JOHNSTOWN – The town soon expects to take ownership of a private road connecting a new water bottling plant with a state highway, but officials may end up at odds with the water bottler over how much land they’re taking over.

CG Roxane, which will be tapping a watershed to bottle Crystal Geyser-brand spring water in a heavily wooded section of town, purchased the land surrounding Old Sweet Road – a dirt road usable only by four-wheel drive vehicles – and paid to have it developed according to standards.

The property has been transferred to the Fulton County Industrial Development Agency, which asked the town to pass a resolution conceptually approving the transfer. The Town Board said it would not take action until all documents were in place.

But at Monday’s Town Board meeting, board members indicated it isn’t clear whether the town is expected to take over just the five acres of newly built road and its right of way or all of the 22 acres CG Roxane owns along the road.

“We don’t want you guys buried in soft costs of taking the land when it’s not part of the official project,” town Attorney Cathi Radner told the board.

CG Roxane’s sole spokesman and vice president, Page Beykpour, has not returned repeated requests for comment, but Jim Mraz, the executive director of the IDA said the understanding between CG Roxane and the town calls for Johnstown to assume ownership the 22 acres the company acquired to build the road.

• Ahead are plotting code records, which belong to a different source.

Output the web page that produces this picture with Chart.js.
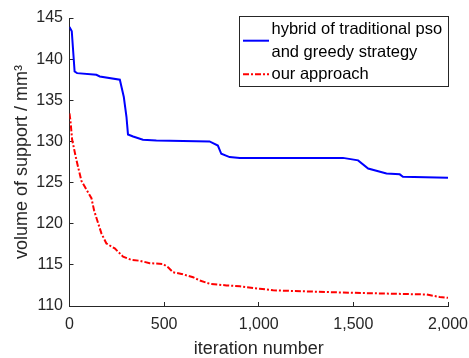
<!DOCTYPE html>
<html>
<head>
<meta charset="utf-8">
<script src="https://cdn.jsdelivr.net/npm/chart.js@4/dist/chart.umd.min.js"></script>
<style>
  html, body { margin: 0; padding: 0; background: #fff; }
  #wrap { width: 469px; height: 358px; }
</style>
</head>
<body>
<div id="wrap"><canvas id="convChart" width="469" height="358"></canvas></div>
<script>
// iteration / volume values
const hybridIter = [0, 12, 27, 40, 142, 160, 266, 287, 301, 309, 336, 388, 459, 740, 784, 802, 846, 900, 1445, 1525, 1578, 1675, 1745, 1762, 2000];
const hybridVol  = [143.9, 143.4, 138.5, 138.3, 138.1, 137.9, 137.5, 135.4, 133.0, 130.85, 130.6, 130.2, 130.1, 130.0, 129.5, 128.5, 128.1, 128.0, 128.0, 127.7, 126.7, 126.1, 126.0, 125.7, 125.6];

const oursIter = [0, 5, 14, 37, 63, 116, 130, 169, 195, 239, 283, 328, 371, 424, 494, 521, 547, 592, 653, 688, 741, 829, 900, 970, 1005, 1076, 1499, 1886, 1956, 2000];
const oursVol  = [133.4, 132.5, 130.2, 127.7, 125.2, 123.1, 121.6, 118.8, 117.6, 117.0, 116.0, 115.6, 115.5, 115.2, 115.1, 114.7, 114.1, 113.9, 113.5, 113.1, 112.7, 112.5, 112.4, 112.2, 112.1, 111.9, 111.6, 111.4, 111.1, 111.0];

const seriesNames = ['hybrid of traditional pso', 'and greedy strategy', 'our approach'];
const xTicks = [0, 500, 1000, 1500, 2000];
const yTicks = [110, 115, 120, 125, 130, 135, 140, 145];

const AXIS_COLOR = '#262626';
Chart.defaults.font.family = "'Liberation Sans', Arial, sans-serif";
Chart.defaults.color = AXIS_COLOR;

const toPoints = (xs, ys) => xs.map((x, i) => ({ x: x, y: ys[i] }));

// boxed legend like the matlab one (two-line first entry)
const boxLegend = {
  id: 'boxLegend',
  afterDraw(chart) {
    const ctx = chart.ctx;
    const ds = chart.data.datasets;
    ctx.save();
    ctx.fillStyle = '#fff';
    ctx.fillRect(239.5, 16.5, 209, 70);
    ctx.strokeStyle = AXIS_COLOR;
    ctx.lineWidth = 1;
    ctx.strokeRect(239.5, 16.5, 209, 70);

    const sample = (d, y) => {
      ctx.beginPath();
      ctx.strokeStyle = d.borderColor;
      ctx.lineWidth = d.borderWidth;
      ctx.setLineDash(d.borderDash || []);
      ctx.moveTo(243, y);
      ctx.lineTo(269, y);
      ctx.stroke();
      ctx.setLineDash([]);
    };
    sample(ds[0], 40.7);
    sample(ds[1], 74.3);

    ctx.fillStyle = '#000';
    ctx.font = "16.5px 'Liberation Sans', Arial, sans-serif";
    ctx.textBaseline = 'middle';
    ctx.textAlign = 'left';
    ctx.fillText(seriesNames[0], 271.5, 29.5);
    ctx.fillText(seriesNames[1], 271.5, 52);
    ctx.fillText(seriesNames[2], 271.5, 74.5);
    ctx.restore();
  }
};

new Chart(document.getElementById('convChart'), {
  type: 'line',
  data: {
    datasets: [{
      label: seriesNames[0] + ' ' + seriesNames[1],
      data: toPoints(hybridIter, hybridVol),
      borderColor: '#0000ff',
      borderWidth: 2,
      pointRadius: 0,
      tension: 0
    }, {
      label: seriesNames[2],
      data: toPoints(oursIter, oursVol),
      borderColor: '#ff0000',
      borderWidth: 2,
      borderDash: [6, 2, 2, 2],
      pointRadius: 0,
      tension: 0
    }]
  },
  options: {
    responsive: false,
    animation: false,
    layout: { padding: { top: 18, right: 21, left: 0, bottom: 0 } },
    plugins: { legend: { display: false }, tooltip: { enabled: false } },
    scales: {
      x: {
        type: 'linear',
        min: 0, max: 2000,
        // fixed box so the plot area sits where the matlab axes are
        afterFit: s => { s.height = 52; s.paddingLeft = 0; s.paddingRight = 0; },
        afterBuildTicks: s => { s.ticks = xTicks.map(v => ({ value: v })); },
        grid: { drawOnChartArea: false, tickLength: -4, color: AXIS_COLOR },
        border: { color: AXIS_COLOR, width: 1 },
        ticks: { maxRotation: 0, padding: 13, font: { size: 16 }, color: AXIS_COLOR },
        title: { display: true, text: 'iteration number', font: { size: 18, lineHeight: 1 }, padding: { top: 0, bottom: 0 }, color: AXIS_COLOR }
      },
      y: {
        min: 110, max: 145,
        afterFit: s => { s.width = 69.5; s.paddingTop = 0; s.paddingBottom = 0; },
        afterBuildTicks: s => { s.ticks = yTicks.map(v => ({ value: v })); },
        grid: { drawOnChartArea: false, tickLength: -4, color: AXIS_COLOR },
        border: { color: AXIS_COLOR, width: 1 },
        ticks: { padding: 10.5, font: { size: 16 }, color: AXIS_COLOR },
        title: { display: true, text: 'volume of support / mm³', font: { size: 18, lineHeight: 1 }, padding: { top: 13, bottom: 0 }, color: AXIS_COLOR }
      }
    }
  },
  plugins: [boxLegend]
});
</script>
</body>
</html>
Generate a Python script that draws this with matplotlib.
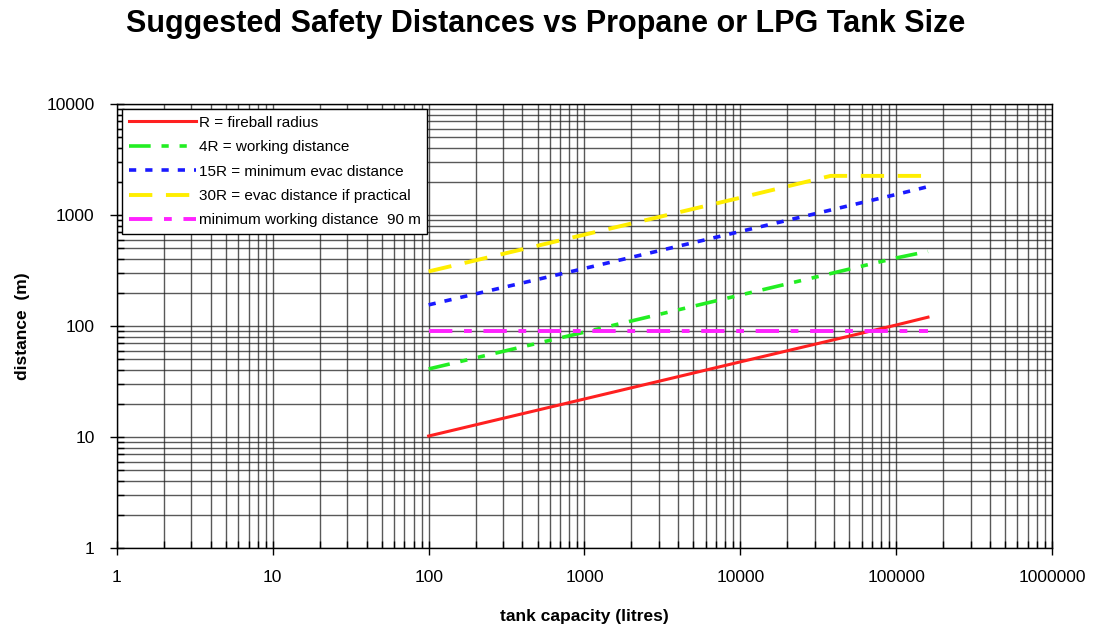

“It was discussed and presented to the Town Board, and they understood there was going to be about this much,” Mraz said this morning. “The number of acres hadn’t been completely surveyed, but they knew it was in the low-20s range.”

“I’m not sure it’s what we intended to do and not what we would do now,” Councilman Walt Lane said Monday.

The road between Watershed Road and Route 29 and its right of way, which is 60- to 120-feet wide, to accommodate drainage, take up about five acres, town Assessor Katherine Oare said. The paperwork for the properties is complicated because the road makes a few turns, skirting a cemetery, and a sliver of the property sits in a different school district.

Radner said reviewing the deeds will be labor-intensive and time-consuming, and she suggested town officials meet together to carefully go over the final map.

“Let’s make sure before the Town Board says yes, we know what’s on the table,” she said.

The Town Board on Monday also authorized Highway Superintendent T.J. Bradt to post 6-ton weight limits on any town road after March 18, which could impact CG Roxane if vehicles are restricted on Watershed Road.

Bradt said he would post the limit only on roads prone to damage because of melting snow and frost.

CG Roxane’s $25 million, 170,000-square foot plant has been constructed but it’s operating on limited power with generators, awaiting an electrical hookup from National Grid. The utility, which has to construct a new substation in the town of Ephratah to accommodate CG Roxane’s needs, said the facility should be online by the end of March.